Heather Lyne became the first female crew chief to secure a national touring late model championship in 2022. Paul Arch / World of Outlaws Late Model Series.

Breaking Through

Lyne entered a male-dominated job in a field that is also male-dominated – and where there were few examples of women creating these places for themselves. In this way, Lyne became a blueprint for other women as they strive to find a place for themselves in racing and in STEM (Science, Technology, Engineering and Math) overall. She has her mother to thank for providing a strong role model, her father for sharing her passion, Erb for taking a chance on an unknow entity and most importantly herself.

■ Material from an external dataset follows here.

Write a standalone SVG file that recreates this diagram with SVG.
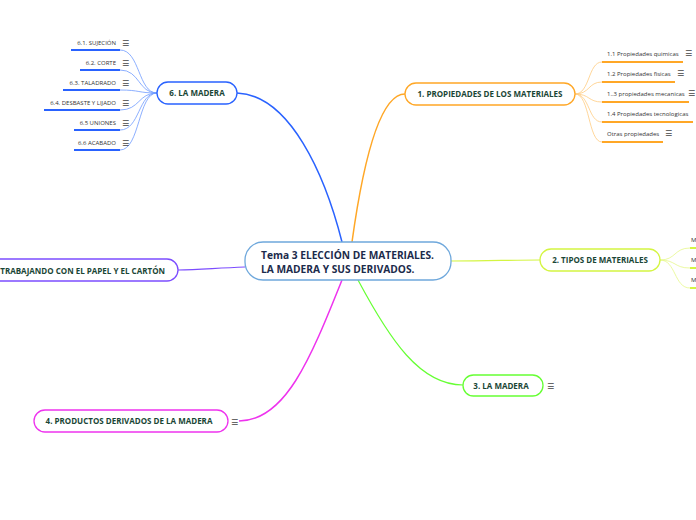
<svg xmlns="http://www.w3.org/2000/svg" width="696" height="520" viewBox="0 0 696 520">
<style>
.node{fill:#fff;stroke-width:1.3}
.nt{font-family:"Open Sans","Noto Sans",sans-serif;font-weight:bold;font-size:8px;fill:#1a4636}
.ct{font-family:"Open Sans","Noto Sans",sans-serif;font-weight:bold;font-size:10.2px;fill:#1c2b4b}
.st{font-family:"Open Sans","Noto Sans",sans-serif;font-size:6px;fill:#333}
.ic{font-family:"DejaVu Sans",sans-serif;font-size:8px;fill:#444}
.con{fill:none}
</style>
<g id="connectors">
  <path class="con" d="M342,242 C325,175 290,95 237,93" stroke="#2962ff" stroke-width="1.5"/>
  <path class="con" d="M352,242 C362,170 378,94 405,94" stroke="#ffa726" stroke-width="1.5"/>
  <path class="con" d="M451,261 C490,261 510,260 540,260" stroke="#d4f542" stroke-width="1.2"/>
  <path class="con" d="M358,280 C390,340 420,385 463,385" stroke="#66ff33" stroke-width="1.2"/>
  <path class="con" d="M342,280 C310,360 285,421 239,421" stroke="#ee33ee" stroke-width="1.5"/>
  <path class="con" d="M245,267 C215,268 200,270 178,270" stroke="#7c4dff" stroke-width="1.2"/>
  <g stroke="#6f9bff" stroke-width="0.8" fill="none">
    <path d="M120,50 C140,50 138,93 157,93"/>
    <path d="M120,70 C140,70 138,93 157,93"/>
    <path d="M120,90 C140,90 138,93 157,93"/>
    <path d="M120,110 C140,110 138,93 157,93"/>
    <path d="M120,130 C140,130 138,93 157,93"/>
    <path d="M120,150 C140,150 138,93 157,93"/>
  </g>
  <g stroke="#ffcc80" stroke-width="0.8" fill="none">
    <path d="M575,94 C590,94 588,62 602,62"/>
    <path d="M575,94 C590,94 588,82 602,82"/>
    <path d="M575,94 C590,94 588,102 602,102"/>
    <path d="M575,94 C590,94 588,122 602,122"/>
    <path d="M575,94 C590,94 588,142 602,142"/>
  </g>
  <g stroke="#e6f78a" stroke-width="0.8" fill="none">
    <path d="M660,260 C676,260 674,248 690,248"/>
    <path d="M660,260 C676,260 674,268 690,268"/>
    <path d="M660,260 C676,260 674,288 690,288"/>
  </g>
</g>
<g id="center">
  <rect class="node" x="245" y="242" width="206" height="38" rx="18" stroke="#6fa8dc"/>
  <text class="ct" x="261" y="259">Tema 3 ELECCIÓN DE MATERIALES.</text>
  <text class="ct" x="261" y="273">LA MADERA Y SUS DERIVADOS.</text>
</g>
<g id="n6">
  <rect class="node" x="157" y="82" width="80" height="22" rx="11" stroke="#2962ff"/>
  <text class="nt" x="197" y="96" text-anchor="middle">6. LA MADERA</text>
</g>
<g id="n6items">
  <g stroke="#2962ff" stroke-width="2">
    <line x1="71" y1="50" x2="120" y2="50"/>
    <line x1="80" y1="70" x2="120" y2="70"/>
    <line x1="63" y1="90" x2="120" y2="90"/>
    <line x1="44" y1="110" x2="120" y2="110"/>
    <line x1="74" y1="130" x2="120" y2="130"/>
    <line x1="74" y1="150" x2="120" y2="150"/>
  </g>
  <g class="st" text-anchor="end">
    <text x="116" y="45">6.1. SUJECIÓN</text>
    <text x="116" y="65">6.2. CORTE</text>
    <text x="116" y="85">6.3. TALADRADO</text>
    <text x="116" y="105">6.4. DESBASTE Y LIJADO</text>
    <text x="116" y="125">6.5 UNIONES</text>
    <text x="116" y="145">6.6 ACABADO</text>
  </g>
  <g class="ic">
    <text x="122" y="46">☰</text>
    <text x="122" y="66">☰</text>
    <text x="122" y="86">☰</text>
    <text x="122" y="106">☰</text>
    <text x="122" y="126">☰</text>
    <text x="122" y="146">☰</text>
  </g>
</g>
<g id="n1">
  <rect class="node" x="405" y="83" width="170" height="22" rx="11" stroke="#ffa726"/>
  <text class="nt" x="490" y="97" text-anchor="middle">1. PROPIEDADES DE LOS MATERIALES</text>
</g>
<g id="n1items">
  <g stroke="#ffa726" stroke-width="2">
    <line x1="602" y1="62" x2="683" y2="62"/>
    <line x1="602" y1="82" x2="675" y2="82"/>
    <line x1="602" y1="102" x2="689" y2="102"/>
    <line x1="602" y1="122" x2="693" y2="122"/>
    <line x1="602" y1="142" x2="663" y2="142"/>
  </g>
  <g class="st">
    <text x="607" y="56">1.1 Propiedades quimicas</text>
    <text x="607" y="76">1.2 Propiedades fisicas</text>
    <text x="607" y="96">1..3 propiedades mecanicas</text>
    <text x="607" y="116">1.4 Propiedades tecnologicas</text>
    <text x="607" y="136">Otras propiedades</text>
  </g>
  <g class="ic">
    <text x="685" y="56">☰</text>
    <text x="677" y="76">☰</text>
    <text x="688" y="96">☰</text>
    <text x="665" y="136">☰</text>
  </g>
</g>
<g id="n2">
  <rect class="node" x="540" y="249" width="120" height="22" rx="11" stroke="#d4f542"/>
  <text class="nt" x="600" y="263" text-anchor="middle">2. TIPOS DE MATERIALES</text>
</g>
<g id="n2items">
  <g stroke="#d4f542" stroke-width="2">
    <line x1="690" y1="248" x2="696" y2="248"/>
    <line x1="690" y1="268" x2="696" y2="268"/>
    <line x1="690" y1="288" x2="696" y2="288"/>
  </g>
  <g class="st">
    <text x="691" y="242">M</text>
    <text x="691" y="262">M</text>
    <text x="691" y="282">M</text>
  </g>
</g>
<g id="n3">
  <rect class="node" x="463" y="375" width="80" height="21" rx="10.5" stroke="#66ff33"/>
  <text class="nt" x="501" y="389" text-anchor="middle">3. LA MADERA</text>
  <text class="ic" x="547" y="389">☰</text>
</g>
<g id="n4">
  <rect class="node" x="34" y="410" width="194" height="22" rx="11" stroke="#ee33ee"/>
  <text class="nt" x="129" y="424" text-anchor="middle">4. PRODUCTOS DERIVADOS DE LA MADERA</text>
  <text class="ic" x="231" y="425">☰</text>
</g>
<g id="n5">
  <rect class="node" x="-12" y="259" width="190" height="22" rx="11" stroke="#7c4dff"/>
  <text class="nt" x="165" y="274" text-anchor="end">5. TRABAJANDO CON EL PAPEL Y EL CARTÓN</text>
</g>
</svg>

“I was raised to believe that I can do anything, I want to do, as long as I put my heart and soul into it.” Lyne replied when asked about role models in the sport growing up. “My parents did not raise me to have that limitation. But from a racing role model perspective, I went in there completely green and just introduced myself to Dennis, the fact that he was brave enough to take that risk and bring a girl to the racetrack. Someone he didn’t know at all speaks volumes for him.”

Lyne and Erb have learned how to survive and succeed with each other on the road. They do this by leveraging decades of combined experience and an ability to adapt to the everchanging landscape of dirt late models. Next year the World of Outlaws visits nearly a dozen new tracks and Lyne sees it as an opportunity for continued success.

“I just want to do it again,” Lyne says going into next season, “I’m looking forward to the competition, I always do. I wouldn’t do it if I wasn’t competitively driven.

“There are some new tracks on the schedule that I’m looking forward to trying for the first time that I haven’t been to myself,” Lyne said of the 2023 season, “Dennis seems to do well on those first timers. We won out at Marion center, we finished second at Bloomsburg. We have a good solid notebook of information to tackle them over the last three years with these rocket race cars that we’re running. It’s good to have that information and leverage it to try some new things.”